Dec 9, 2015
Penning Perfumes: New York Times Beauty Columnist Names Luxury Fragrances After Literary Pieces
It’s funny how a smell can bring up so many feelings and memories—good or bad—for a person. Of the senses, it has the most power to bring you back to a place or to someone you once loved, and serves an emotional time machine providing jaunts down sensory lane. Though some memories should probably remain dormant, it’s kind of sweet to think that something as fleeting as the salty mist from the seashore or the zesty burst from peeling an orange could awaken your subconscious.
For Bee Shapiro, a beauty- turned celebrity-columnist for the New York Times whose byline has appeared in the likes of Vogue, Vanity Fair, and InStyle, it’s the smell of Pseudonym, a body milk from her line Ellis Brooklyn, that takes her back to where everything started: in her new Williamsburg home with a baby on the way and a drive to create something special.
As a beauty columnist, Shapiro had become a human guinea pig for the products she reviewed. Applying, lathering, and dabbing each product that came into her possession, plucking the duds from the must-haves, and incorporating a selected few into her everyday life. But while pregnant, she noticed that the ingredients in her most-cherished luxury products weren’t natural–though they never claimed to be–and didn’t feel that safe to use, while the all-natural products all had the same smell and lacked appeal.
And so Shapiro, like so many void-finding entrepreneurs before her, founded Ellis Brooklyn, a luxury fragrance line named after her daughter, who served as inspiration for the paraben- and phthalates-free, aka super natural, line.
“I really created the product for myself.
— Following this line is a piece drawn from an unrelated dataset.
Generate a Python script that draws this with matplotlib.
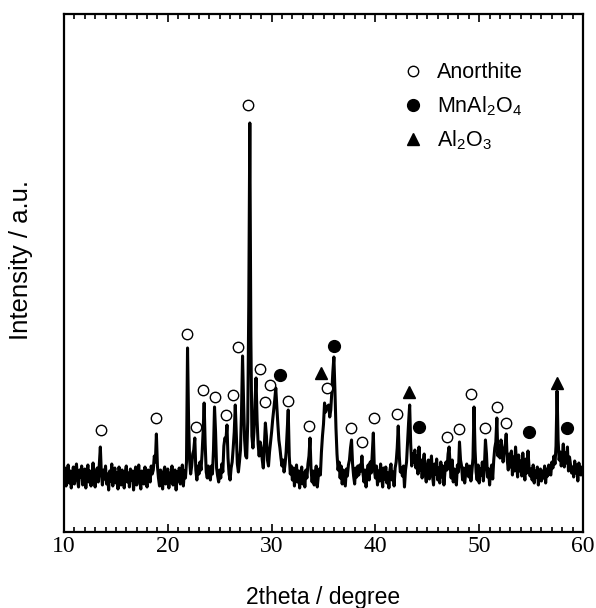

I wanted something that was natural and safety-focused but still luxurious and beautiful. I think there’s a lot of natural products out there and there’s a lot of luxurious products out there, [but] there’s not a whole lot in the middle, especially one with a beautiful pared down aesthetic,” Shapiro said. “But I didn’t want to be preachy about it. I think that we’re making a very safe product but at the same time it’s not splash all over the bottle. It’s 98 percent natural. It’s not all over the place. It’s not in your face. It’s just really great.”
Shapiro teamed up with renowned perfumer Jerome Epinette, who’s known for his scents at cultishly adored Byredo, and a formulator in upstate New York to create this line of fragrant body milks that soak into the skin with a velvety finish. Though she loves oils, her choice to deviate from the current coconut oil and essential oil trend was an obvious and simple move.
“It’s really hard to wear them day to day,” she said. “They get on your clothes and surroundings, and the bottle gets messy. I just wanted something that could live day to day.”
Nothing that Shapiro does with Ellis Brooklyn—and probably in life—is done by mistake or is insincere. Every scent is something that Shapiro contemplated. With Pseudonym, the original, she wanted something really warm and wearable, which she effortlessly achieves with inviting fresh green notes of Capri fig that effloresce into a seductive blend of jasmine, pepper and sandalwood. And with Raven, a scent for the more sophisticated perfume lover—her French girlfriends rave about it—Shapiro entangles the wearer in a mysterious yet sweet peony-patchouli blend.
And as far as naming the scents, Shapiro selected each based on literature or poetry, since the two are big parts of her life. There’s Fable, inspired by Aesop’s fable of Androcles and the Lion, and Verb; there’s also Raven, which, despite paying homage to Edgar Allan Poe’s most well-known poem, also has a deeper and personal tie.
“I grew up in the Pacific Northwest, and growing up, there were these totem poles. These totem poles are actually story devices, not religious. And there’s a lot of raven figures that are this witty, clever creature,” she said. “And I always thought it was interesting that between that, Edgar Allan Poe, and other stories, ravens are these constant, magical creature. So it was inspired, yes, by Poe, but also by this broader aspect of what the raven in literature is.”
And as for the name Pseudonym, Shapiro explains that the scent was inspired by D.H. Lawrence’s poem, Figs, but I offer a more intimate theory.
While Ellis Brooklyn is named after Shapiro’s daughter, the real-life Ellis was actually named after Emily Brontë who used a male pseudonym (as did her sisters, Charlotte and Anne Brontë) to launch a career which involved writing Wuthering Heights. That name? Ellis Bell. A pseudonym has never smelled so sweet.
Ellis Brooklyn also offers her scents in candles, and come spring will be launching hand soaps.